With opposition coming from the United States, Brazil, Australia, China and Saudi Arabia, this latest United Nations climate conference was viewed as a major letdown after delegates failed to agree on the terms of establishing global carbon markets and did not set new commitments on lowering carbon emissions.

The 2015 Paris Agreement laid out a goal of setting up a global system – a so-called carbon credit market – where countries seeking to reduce their carbon emissions can claim reductions by investing in mitigation projects. This is mostly meant to encourage industrialized countries that cause a lot of pollution to fund projects in less developed countries to combat global warming.

In a small victory for the summit's organizers, delegates agreed in principle to help poor countries cope with the effects of climate change, but they did not attach any new funds to accomplish that. Under the Paris Agreement, delegates agreed to invest $100 billion a year by 2020 to fight climate change.

The latest summit seemed doomed even before it started. It was originally set to take place in Brazil before it was moved to Chile and then to Spain.

It was moved to Chile after Jair Bolsonaro, a Brazilian far-right politician and climate skeptic, won his country's presidential election in 2018. Then in November 2018, Brazil's foreign office cited budgetary problems for rescinding an offer to host the summit. But the ascendancy of Bolsonaro was viewed as the main reason for Brazil's reversal.

During the presidential campaign, Bolsonaro threatened to withdraw from the Paris Agreement and he has expressed doubts about the science of climate change. He shocked many environmentalists when he appointed as his foreign minister a person who claimed climate change was a left-wing plot to undermine capitalist democracies to the benefit of China.

At the summit in Madrid, Brazil – once a leader in climate talks and an important mediator between rich and poor countries on climate policy – also played the role of spoiler.

"Bolsonaro has drawn a dark cloud over this conference,” Martin Kaiser, the head of Greenpeace in Germany, told the Suddeutsche Zeitung newspaper. “Ultimately, Brazil is trying to destroy the integrity of the Paris Agreement.”

After Brazil turned its back on hosting the summit, it was then supposed to take place in Chile. But anti-government protests in Chile – sparked by rising prices for the metro in Santiago, the capital, and inequality – turned into a weeks-long confrontation between police and protesters. The protests and violence forced Chile to cancel the summit in November. The conference was then moved to Madrid.

The talks went on for two weeks in Madrid and delegates were urged to be ambitious and meet growing demands to curb emissions and tackle the climate crisis in a serious way. Instead, there was discord and little progress. Delegates chose to postpone a decision on a global carbon market until next November when the next climate conference is scheduled to be held in Glasgow, Scotland.

"The international community lost an important opportunity to show increased ambition on mitigation, adaptation and finance to tackle the climate crisis,” said Antonio Guterres, the UN secretary-general, in a statement. “But we must not give up, and I will not give up.”

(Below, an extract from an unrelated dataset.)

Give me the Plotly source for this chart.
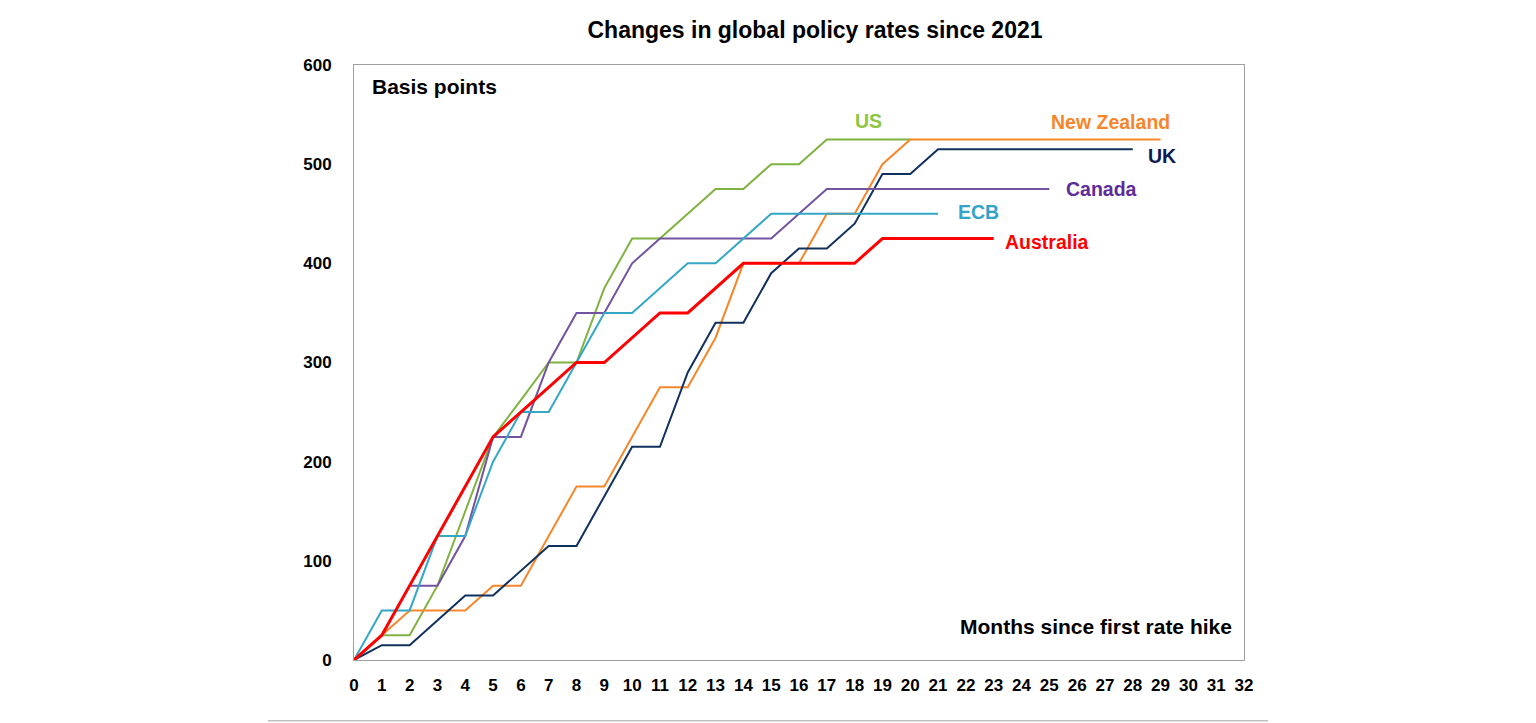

In a statement, Extinction Rebellion compared the inaction at the Madrid conference – also known by the abbreviation COP25, or the 25th Conference of the Parties of the UN Convention on Climate Change – to the sinking of the Titanic.

"Just like rearranging deckchairs on the Titanic, this COP’s fiddling of carbon accounting and negotiating of Article 6 [of the Paris Agreement] is not commensurate to the planetary emergency we face,” the group said in a statement.

The Paris Agreement established a goal of preventing an increase in temperature of more than 1.5 degrees Celsius (2.7 degrees Fahrenheit) by the end of the century. Scientists say the world is on track to warm by 3 to 4 degrees Celsius and that such warming may be catastrophic due to sea level rise, drought, animal extinction and severe weather.

"These talks reflect how disconnected country leaders are from the urgency of the science and the demands of their citizens in the streets,” Helen Mountford, the vice president for climate and economics at the think tank World Resources Institute, told reporters. “They need to wake up in 2020.”

(Courthouse News reporter Cain Burdeau is based in the European Union.)